After the tour I went back home and rummaged through my bookshelf and pulled out ‘The Fountainhead’ to see whether there is any mention of the city that Howard Roark first starts working. I had read somewhere that Roard was modeled on Lloyd Wright. One doesn’t have to agree with the author to appreciate the inspiration for the work. I couldn’t find any reference to Chicago but there is no doubt in my mind that it could not have been any other city but this. This is essentially Roark city – efficient and functional and still beautiful. As Louis Sullivan put it - “form follows function”.

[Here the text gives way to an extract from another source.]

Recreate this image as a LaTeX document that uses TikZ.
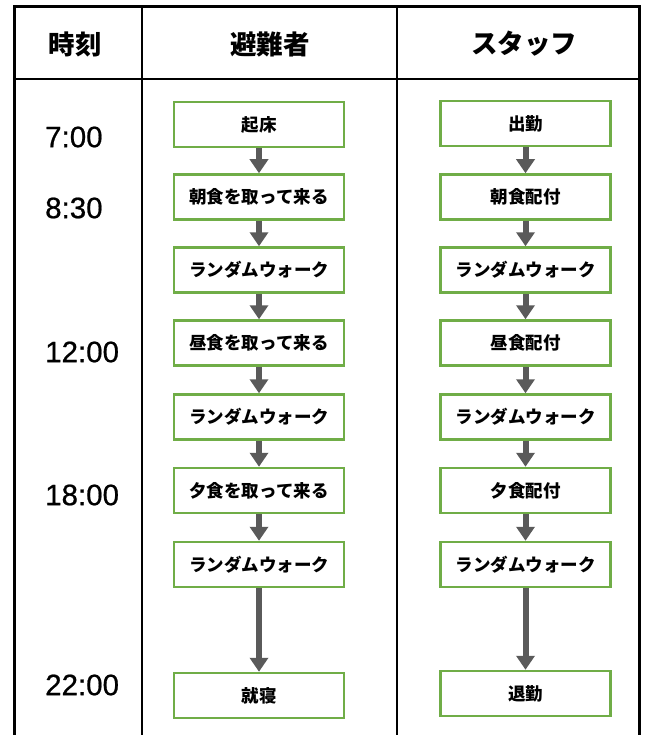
\documentclass[tikz,border=0pt]{standalone}
\usepackage{fontspec}
\setmainfont{Liberation Sans}
\newfontfamily\timefont{Liberation Sans}[FakeBold=0.7]
\newfontfamily\jpfont{Noto Sans CJK JP}
\usetikzlibrary{arrows.meta}
\definecolor{boxgreen}{HTML}{70AD47}
\definecolor{arrowgray}{HTML}{5A5A5A}
\tikzset{
  flowbox/.style={draw=boxgreen, line width=2.5pt, fill=white, minimum width=170pt, minimum height=45pt, inner sep=0pt,
    font=\jpfont\bfseries\fontsize{17.5}{18}\selectfont},
  flowarrow/.style={draw=arrowgray, line width=6pt, -{Triangle[width=18pt,length=14pt]}},
  headtext/.style={font=\jpfont\bfseries\fontsize{26.5}{28}\selectfont, inner sep=0pt},
  timetext/.style={font=\timefont\fontsize{29.5}{30}\selectfont, anchor=west, inner sep=0pt},
  gridline/.style={line width=2.5pt, draw=black},
}
\begin{document}
\begin{tikzpicture}[x=1pt,y=-1pt]
\useasboundingbox[fill=white] (0,0) rectangle (649,735);
% table
\draw[gridline, line width=3pt] (14,735) -- (14,7) -- (639,7) -- (639,735);
\draw[gridline] (142,7) -- (142,735);
\draw[gridline] (397,7) -- (397,735);
\draw[gridline] (14,79) -- (639,79);
% headers
\node[headtext] (h1) at (75,44) {時刻};
\node[headtext] (h2) at (270,44) {避難者};
\node[headtext] (h3) at (524,44) {スタッフ};
% times
\node[timetext] (t1) at (45,137) {7:00};
\node[timetext] (t2) at (45,208) {8:30};
\node[timetext] (t3) at (45,352) {12:00};
\node[timetext] (t4) at (45,495) {18:00};
\node[timetext] (t5) at (45,685) {22:00};
% evacuees
\node[flowbox] (a1) at (259,124.5) {起床};
\node[flowbox] (a2) at (259,197) {朝食を取って来る};
\node[flowbox] (a3) at (259,270) {ランダムウォーク};
\node[flowbox] (a4) at (259,343) {昼食を取って来る};
\node[flowbox] (a5) at (259,417) {ランダムウォーク};
\node[flowbox] (a6) at (259,490.5) {夕食を取って来る};
\node[flowbox] (a7) at (259,564.5) {ランダムウォーク};
\node[flowbox] (a8) at (259,695.5) {就寝};
% staff
\node[flowbox] (b1) at (525.5,123.5) {出勤};
\node[flowbox] (b2) at (525.5,197) {朝食配付};
\node[flowbox] (b3) at (525.5,270) {ランダムウォーク};
\node[flowbox] (b4) at (525.5,343) {昼食配付};
\node[flowbox] (b5) at (525.5,417) {ランダムウォーク};
\node[flowbox] (b6) at (525.5,490.5) {夕食配付};
\node[flowbox] (b7) at (525.5,564.5) {ランダムウォーク};
\node[flowbox] (b8) at (525.5,693.5) {退勤};
% arrows
\foreach \i/\j in {1/2,2/3,3/4,4/5,5/6,6/7,7/8}{
  \draw[flowarrow] (a\i.south) -- (a\j.north);
  \draw[flowarrow] (b\i.south) -- (b\j.north);
}
\end{tikzpicture}
\end{document}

Every city I visit, I search for an underlying theme, a theme that makes its existence meaningful. With Chicago, I had to try harder than other cities to find what I was looking for. It came to me at an extremely ordinary moment at a coffeeshop in Wicker Park. There I met a young lawyer who graduated top of his class at Georgetown, turned down offers from all corporate legal firms, and is working today with a healthcare union in Chicago. He has a goal – to lobby hard for legislation that will bring down healthcare costs for the millions who cannot afford insurance. That’s when it dawned on me – ‘It’s the people, stupid’.
Every time I look at this city, at its buildings rising all the way up to the sky, at the cunningly deceptive blue lake, what makes me fall in love with it is what it stands for – it is a testimonial to the heights that men and women have conquered, men and women who fought against all odds for what they believed in, and their spirit, more than anything else, is what makes this city come alive.